What Is Permitted in Georgia?
In Georgia, the legal landscape for medical cannabis is notably restrictive. The state permits the use of low-THC oil for certain medical conditions, but this allowance comes with stringent limitations.
Under Georgia law, patients and caregivers registered with the state’s Low THC Oil Registry are authorized to possess up to 20 fluid ounces of low-THC oil. This oil must contain no more than 5% THC by weight and an equal or greater amount of cannabidiol (CBD). The registry is managed by the Georgia Department of Public Health, and eligibility is confined to Georgia residents diagnosed with specific qualifying conditions, such as severe or end-stage cancer, epilepsy, Parkinson’s disease, and others.
Importantly, the law does not legalize the possession of marijuana in leaf form, nor does it permit the sale or use of food products infused with low-THC oil or the ingestion of low-THC oil through vapor. Physicians in Georgia do not prescribe marijuana; instead, they may certify patients for the Low THC Oil Registry.
Possession of any form of marijuana by individuals not authorized through the Low THC Oil Registry remains illegal under both state and federal law.
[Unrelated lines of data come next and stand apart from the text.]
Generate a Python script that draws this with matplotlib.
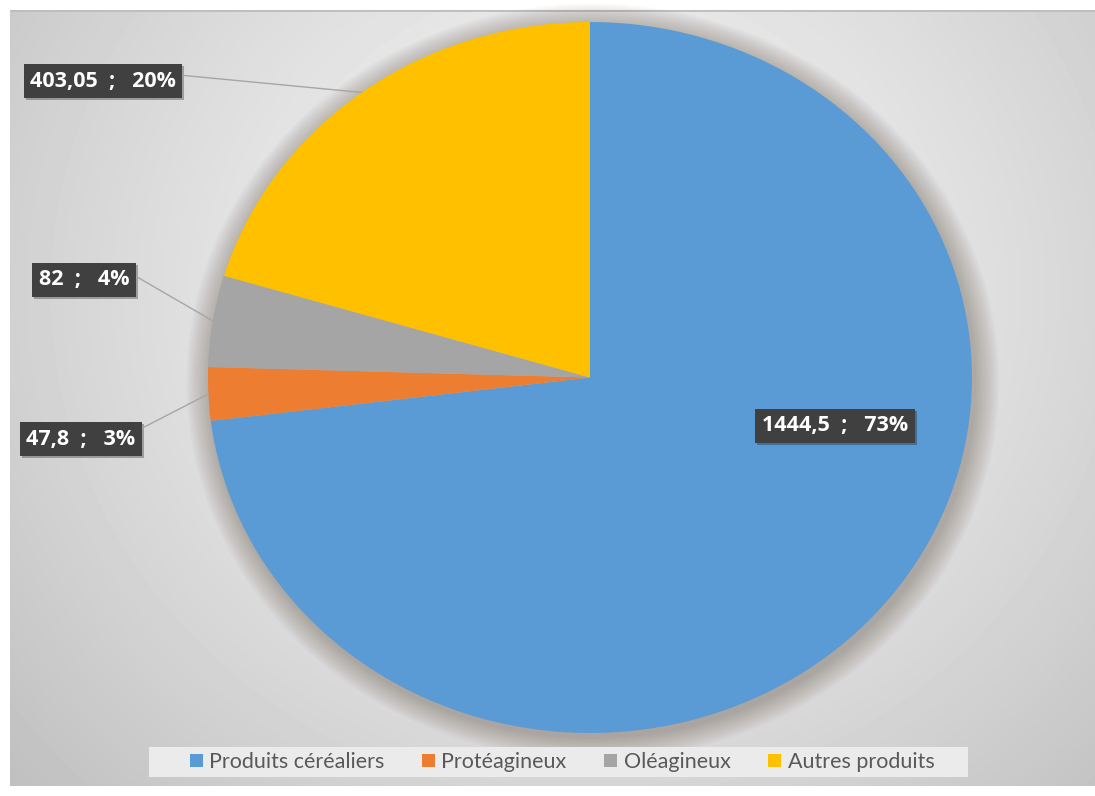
import numpy as np
import matplotlib
import matplotlib.pyplot as plt
from matplotlib.patches import Ellipse, Patch, Rectangle
from matplotlib.transforms import offset_copy

matplotlib.use("agg")

# data
categories = ["Produits céréaliers", "Protéagineux", "Oléagineux", "Autres produits"]
values = [1444.5, 47.8, 82, 403.05]
value_text = ["1444,5", "47,8", "82", "403,05"]
percent_text = ["73%", "3%", "4%", "20%"]
colors = ["#5b9bd5", "#ed7d31", "#a5a5a5", "#ffc000"]

W, H = 1095, 796
fig = plt.figure(figsize=(W / 100, H / 100), dpi=100, facecolor="white")

# grey radial backdrop
bg = fig.add_axes([10 / W, 10 / H, 1085 / W, 776 / H])
yy, xx = np.mgrid[0:776, 0:1085]
dist = np.hypot(xx - 575, (yy - 280) * 1.05) / 760
shade = np.clip(0.965 - 0.21 * dist ** 1.3, 0.74, 1)
bg.imshow(shade, cmap="gray", vmin=0, vmax=1, aspect="auto", interpolation="bilinear")
bg.axis("off")
bg.axhline(-0.5, color="#bdbdbd", lw=2)

# pie (stretched horizontally, as in the sheet)
ax = fig.add_axes([208 / W, 63 / H, 764 / W, 711 / H])
for k in range(16):
    r = 1.0 + 0.004 * (k + 1)
    ax.add_patch(Ellipse((0.007, -0.012), 2 * r, 2 * r, color="#5a4a3a",
                         alpha=0.025, lw=0, zorder=0, clip_on=False))
wedges, _ = ax.pie(values, colors=colors, startangle=90, counterclock=False,
                   wedgeprops=dict(linewidth=0))
for w in wedges:
    w.set_zorder(2)
ax.set_aspect("auto")
ax.set_xlim(-1, 1)
ax.set_ylim(-1, 1)
ax.axis("off")

# data labels: box centre in pixels, and where the leader leaves the box
label_pos = [(835, 426), (81, 439), (84, 280), (103, 81)]
leader_rel = [None, (1.0, 0.86), (1.0, 0.86), (1.0, 0.8)]
label_font = dict(fontsize=15.5, fontweight="bold", family="Open Sans")
shadow_tr = offset_copy(fig.transFigure, fig=fig, x=2, y=-2, units="dots")

for w, val, pct, pos, rel in zip(wedges, value_text, percent_text, label_pos, leader_rel):
    mid = np.deg2rad((w.theta1 + w.theta2) / 2)
    txt = f"{val}  ;   {pct}"
    xy_fig = (pos[0], H - pos[1])
    ax.text(xy_fig[0] / W, xy_fig[1] / H, txt, transform=shadow_tr,
            ha="center", va="center", color="none", zorder=4, clip_on=False,
            **label_font,
            bbox=dict(boxstyle="square,pad=0.3", fc="black", ec="none", alpha=0.28))
    props = None
    if rel is not None:
        props = dict(arrowstyle="-", color="#a6a6a6", lw=1, relpos=rel,
                     shrinkA=0, shrinkB=0)
    ax.annotate(txt, xy=(np.cos(mid), np.sin(mid)), xycoords="data",
                xytext=xy_fig, textcoords="figure pixels",
                ha="center", va="center", color="white", zorder=5,
                annotation_clip=False, **label_font,
                bbox=dict(boxstyle="square,pad=0.3", fc="#404040", ec="none"),
                arrowprops=props)

# legend strip
fig.patches.append(Rectangle((149 / W, 1 - 777 / H), 819 / W, 30 / H,
                             transform=fig.transFigure, fc="#ebebeb", ec="none",
                             zorder=3))
handles = [Patch(facecolor=c, edgecolor="none") for c in colors]
leg = fig.legend(handles, categories, ncol=4, loc="center",
                 bbox_to_anchor=(562 / W, 1 - 762 / H), frameon=False,
                 prop={"family": "Lato", "size": 15.5},
                 handlelength=0.6, handleheight=0.6, handletextpad=0.3,
                 columnspacing=1.75, borderpad=0.2, borderaxespad=0)
leg.set_zorder(4)
for t in leg.get_texts():
    t.set_color("#595959")

fig.savefig("out.png", dpi=100)
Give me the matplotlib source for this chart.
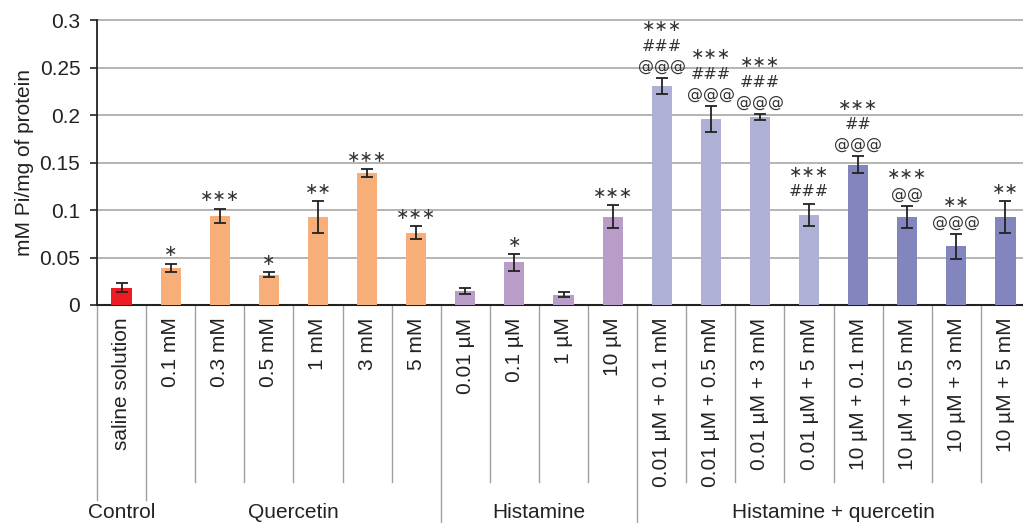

This includes marijuana in plant form, edibles, and any cannabis products exceeding the 5% THC threshold. Even for registered patients, transporting low-THC oil across state lines can expose them to federal charges, as marijuana remains a Schedule I controlled substance under federal law.
Furthermore, while some Georgia cities have decriminalized possession of small amounts of marijuana (listed below), these local ordinances do not override state law. Therefore, individuals found in possession of unauthorized cannabis products can still face state-level charges.
Georgia’s medical cannabis laws are narrowly tailored, allowing only specific patients to possess limited quantities of low-THC oil. The state does not recognize medical marijuana prescriptions from other states, and unauthorized possession of cannabis products remains a criminal offense. Patients and caregivers should exercise caution and ensure compliance with state regulations to avoid legal repercussions.